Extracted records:
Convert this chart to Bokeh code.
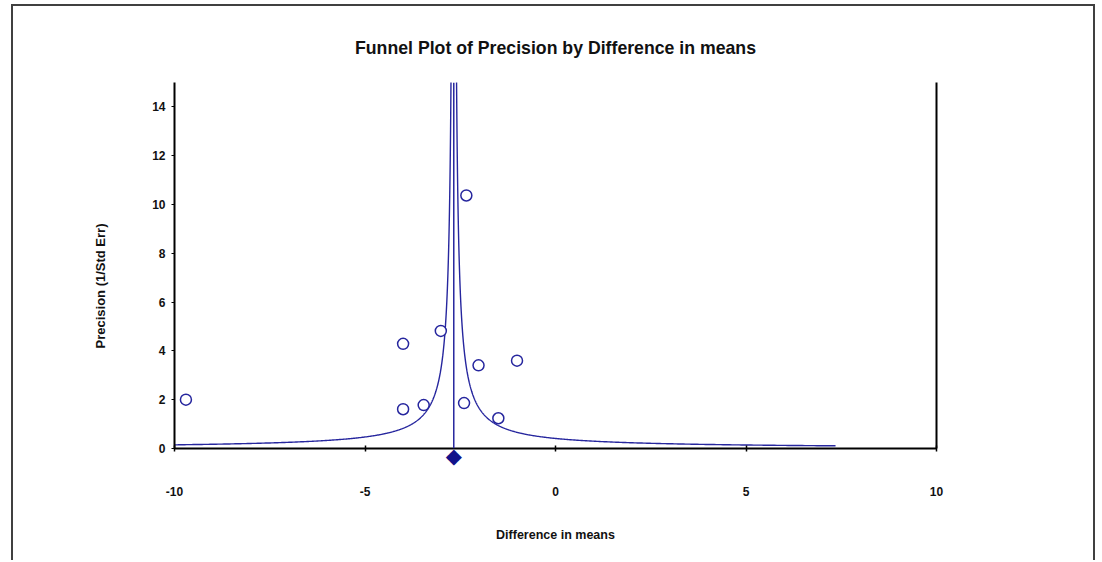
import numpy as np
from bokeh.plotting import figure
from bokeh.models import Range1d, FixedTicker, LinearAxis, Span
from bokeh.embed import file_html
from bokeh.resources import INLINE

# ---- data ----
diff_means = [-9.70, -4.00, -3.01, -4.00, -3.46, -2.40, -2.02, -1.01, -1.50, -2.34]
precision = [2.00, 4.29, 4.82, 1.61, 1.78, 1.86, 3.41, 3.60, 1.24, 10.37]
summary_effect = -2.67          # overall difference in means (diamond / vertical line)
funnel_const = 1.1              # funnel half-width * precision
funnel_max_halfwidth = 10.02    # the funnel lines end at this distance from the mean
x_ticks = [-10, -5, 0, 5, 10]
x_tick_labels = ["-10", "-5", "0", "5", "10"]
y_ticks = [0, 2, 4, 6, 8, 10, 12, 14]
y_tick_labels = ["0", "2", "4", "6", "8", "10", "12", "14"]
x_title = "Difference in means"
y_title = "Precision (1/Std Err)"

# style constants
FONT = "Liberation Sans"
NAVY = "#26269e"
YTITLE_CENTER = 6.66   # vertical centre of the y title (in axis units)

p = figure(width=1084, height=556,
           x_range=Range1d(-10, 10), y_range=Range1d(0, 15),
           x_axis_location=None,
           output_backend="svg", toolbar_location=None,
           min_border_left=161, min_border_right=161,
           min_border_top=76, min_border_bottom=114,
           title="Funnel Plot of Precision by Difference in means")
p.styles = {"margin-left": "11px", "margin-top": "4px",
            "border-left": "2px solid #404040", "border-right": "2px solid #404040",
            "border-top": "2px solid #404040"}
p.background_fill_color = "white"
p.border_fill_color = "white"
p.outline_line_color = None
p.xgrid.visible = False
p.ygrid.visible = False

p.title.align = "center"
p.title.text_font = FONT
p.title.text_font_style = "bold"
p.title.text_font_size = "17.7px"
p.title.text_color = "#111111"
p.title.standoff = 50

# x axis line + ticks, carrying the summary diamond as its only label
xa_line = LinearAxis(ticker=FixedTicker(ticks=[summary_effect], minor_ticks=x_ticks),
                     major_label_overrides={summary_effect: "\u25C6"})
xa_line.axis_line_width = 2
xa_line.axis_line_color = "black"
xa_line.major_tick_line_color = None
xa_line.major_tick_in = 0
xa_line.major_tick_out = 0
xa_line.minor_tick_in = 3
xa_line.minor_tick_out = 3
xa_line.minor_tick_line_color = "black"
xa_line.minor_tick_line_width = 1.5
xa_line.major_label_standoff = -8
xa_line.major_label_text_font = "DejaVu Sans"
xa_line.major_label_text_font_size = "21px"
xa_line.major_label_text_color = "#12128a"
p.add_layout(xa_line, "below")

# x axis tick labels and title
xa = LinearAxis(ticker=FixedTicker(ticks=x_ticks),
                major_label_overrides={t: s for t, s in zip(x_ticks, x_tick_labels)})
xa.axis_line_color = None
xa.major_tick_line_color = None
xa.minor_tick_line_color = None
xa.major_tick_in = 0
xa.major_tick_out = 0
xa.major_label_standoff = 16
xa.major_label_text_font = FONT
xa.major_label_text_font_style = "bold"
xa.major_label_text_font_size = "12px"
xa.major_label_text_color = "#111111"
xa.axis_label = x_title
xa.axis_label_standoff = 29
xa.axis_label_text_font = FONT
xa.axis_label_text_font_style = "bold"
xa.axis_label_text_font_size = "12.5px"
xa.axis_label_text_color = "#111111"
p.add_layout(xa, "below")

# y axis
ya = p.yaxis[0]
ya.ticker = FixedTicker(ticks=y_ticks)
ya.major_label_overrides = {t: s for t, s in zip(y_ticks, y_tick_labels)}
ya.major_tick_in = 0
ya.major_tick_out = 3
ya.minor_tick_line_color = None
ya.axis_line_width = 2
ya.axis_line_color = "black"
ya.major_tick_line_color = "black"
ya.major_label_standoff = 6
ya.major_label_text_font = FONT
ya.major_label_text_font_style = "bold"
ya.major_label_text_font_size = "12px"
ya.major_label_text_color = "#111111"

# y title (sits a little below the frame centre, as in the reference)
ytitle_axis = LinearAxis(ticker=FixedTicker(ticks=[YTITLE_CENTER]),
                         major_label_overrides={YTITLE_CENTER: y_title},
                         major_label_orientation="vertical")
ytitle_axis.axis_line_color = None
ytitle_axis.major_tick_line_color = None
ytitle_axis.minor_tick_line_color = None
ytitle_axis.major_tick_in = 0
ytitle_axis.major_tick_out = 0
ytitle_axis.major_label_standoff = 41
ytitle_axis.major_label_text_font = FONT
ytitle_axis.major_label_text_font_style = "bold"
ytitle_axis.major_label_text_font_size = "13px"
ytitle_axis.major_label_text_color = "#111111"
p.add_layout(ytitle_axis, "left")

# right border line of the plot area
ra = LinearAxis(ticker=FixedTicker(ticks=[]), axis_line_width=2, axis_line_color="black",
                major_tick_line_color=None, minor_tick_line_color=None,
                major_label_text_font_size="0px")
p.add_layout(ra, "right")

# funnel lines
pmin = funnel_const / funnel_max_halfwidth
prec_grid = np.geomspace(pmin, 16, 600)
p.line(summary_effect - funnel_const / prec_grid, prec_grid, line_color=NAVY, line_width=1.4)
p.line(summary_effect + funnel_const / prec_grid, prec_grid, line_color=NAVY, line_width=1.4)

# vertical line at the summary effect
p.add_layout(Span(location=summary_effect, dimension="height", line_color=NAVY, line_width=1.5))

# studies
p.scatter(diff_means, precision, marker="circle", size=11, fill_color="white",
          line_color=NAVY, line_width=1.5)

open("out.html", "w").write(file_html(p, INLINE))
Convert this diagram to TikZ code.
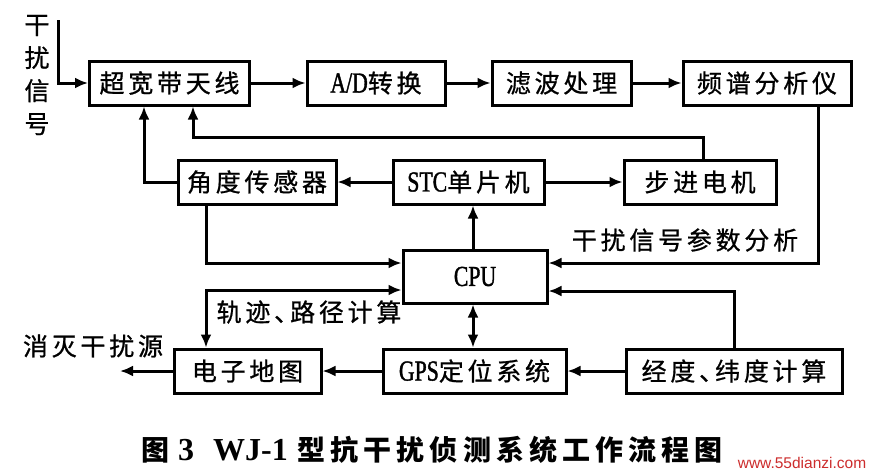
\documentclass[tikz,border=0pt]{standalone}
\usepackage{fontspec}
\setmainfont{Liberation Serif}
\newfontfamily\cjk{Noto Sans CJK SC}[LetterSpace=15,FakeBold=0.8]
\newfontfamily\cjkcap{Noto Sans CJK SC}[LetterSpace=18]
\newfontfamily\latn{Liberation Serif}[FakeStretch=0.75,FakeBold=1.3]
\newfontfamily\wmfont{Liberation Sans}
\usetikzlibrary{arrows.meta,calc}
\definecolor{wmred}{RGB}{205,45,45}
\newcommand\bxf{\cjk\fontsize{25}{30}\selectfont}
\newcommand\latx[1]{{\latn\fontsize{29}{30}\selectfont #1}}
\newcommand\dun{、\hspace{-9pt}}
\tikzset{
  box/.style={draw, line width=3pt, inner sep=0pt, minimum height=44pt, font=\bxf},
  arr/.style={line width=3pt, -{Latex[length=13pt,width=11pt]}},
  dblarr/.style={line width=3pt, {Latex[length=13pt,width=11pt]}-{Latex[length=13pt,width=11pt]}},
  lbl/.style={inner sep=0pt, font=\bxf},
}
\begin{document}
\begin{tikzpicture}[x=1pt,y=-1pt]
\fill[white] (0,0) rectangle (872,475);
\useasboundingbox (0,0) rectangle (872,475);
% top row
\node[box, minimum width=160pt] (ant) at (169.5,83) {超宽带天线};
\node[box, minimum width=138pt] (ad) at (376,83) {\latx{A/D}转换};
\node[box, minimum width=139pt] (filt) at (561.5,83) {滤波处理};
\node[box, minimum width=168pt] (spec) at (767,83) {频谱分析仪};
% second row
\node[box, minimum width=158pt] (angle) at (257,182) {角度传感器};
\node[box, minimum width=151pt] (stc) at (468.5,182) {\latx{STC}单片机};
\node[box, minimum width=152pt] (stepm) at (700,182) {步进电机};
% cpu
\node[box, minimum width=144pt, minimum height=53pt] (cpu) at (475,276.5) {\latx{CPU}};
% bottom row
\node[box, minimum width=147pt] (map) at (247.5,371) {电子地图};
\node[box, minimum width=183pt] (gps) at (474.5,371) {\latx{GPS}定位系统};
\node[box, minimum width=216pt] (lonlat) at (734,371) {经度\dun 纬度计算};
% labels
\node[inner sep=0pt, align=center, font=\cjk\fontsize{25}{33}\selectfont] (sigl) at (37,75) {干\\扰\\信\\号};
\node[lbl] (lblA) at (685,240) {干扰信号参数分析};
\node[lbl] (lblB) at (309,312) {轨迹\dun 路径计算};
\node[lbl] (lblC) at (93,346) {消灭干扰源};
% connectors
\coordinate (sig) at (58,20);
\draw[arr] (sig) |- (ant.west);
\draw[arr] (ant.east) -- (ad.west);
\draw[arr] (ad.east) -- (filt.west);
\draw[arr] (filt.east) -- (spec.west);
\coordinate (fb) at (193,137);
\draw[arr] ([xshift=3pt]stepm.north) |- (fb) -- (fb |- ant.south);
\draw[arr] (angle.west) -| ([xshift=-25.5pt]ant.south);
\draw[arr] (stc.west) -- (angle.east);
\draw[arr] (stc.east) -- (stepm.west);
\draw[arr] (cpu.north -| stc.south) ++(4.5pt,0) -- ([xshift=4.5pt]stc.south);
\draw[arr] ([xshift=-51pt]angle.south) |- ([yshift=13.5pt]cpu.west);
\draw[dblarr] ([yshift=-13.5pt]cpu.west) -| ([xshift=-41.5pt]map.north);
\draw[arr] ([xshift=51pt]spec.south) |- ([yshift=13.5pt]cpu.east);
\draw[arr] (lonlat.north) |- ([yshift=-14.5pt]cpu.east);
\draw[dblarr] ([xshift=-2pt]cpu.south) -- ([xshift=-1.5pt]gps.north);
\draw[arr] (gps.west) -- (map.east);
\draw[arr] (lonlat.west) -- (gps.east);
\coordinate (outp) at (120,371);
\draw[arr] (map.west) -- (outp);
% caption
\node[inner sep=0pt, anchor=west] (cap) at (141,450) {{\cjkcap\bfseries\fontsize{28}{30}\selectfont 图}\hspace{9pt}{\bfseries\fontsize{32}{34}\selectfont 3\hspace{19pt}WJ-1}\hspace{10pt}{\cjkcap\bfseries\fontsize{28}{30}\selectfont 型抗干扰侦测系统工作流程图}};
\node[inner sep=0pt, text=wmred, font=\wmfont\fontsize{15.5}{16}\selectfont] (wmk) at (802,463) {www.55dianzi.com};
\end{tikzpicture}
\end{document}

Work to be completed — Return, please, the exact lines from the beginning of the entries above through the line containing "from bokeh.resources import INLINE", both included; pictures are left out.

Answer below —
Convert this chart to Bokeh code.
import numpy as np
from bokeh.plotting import figure
from bokeh.models import Range1d, FixedTicker, LinearAxis, Span
from bokeh.embed import file_html
from bokeh.resources import INLINE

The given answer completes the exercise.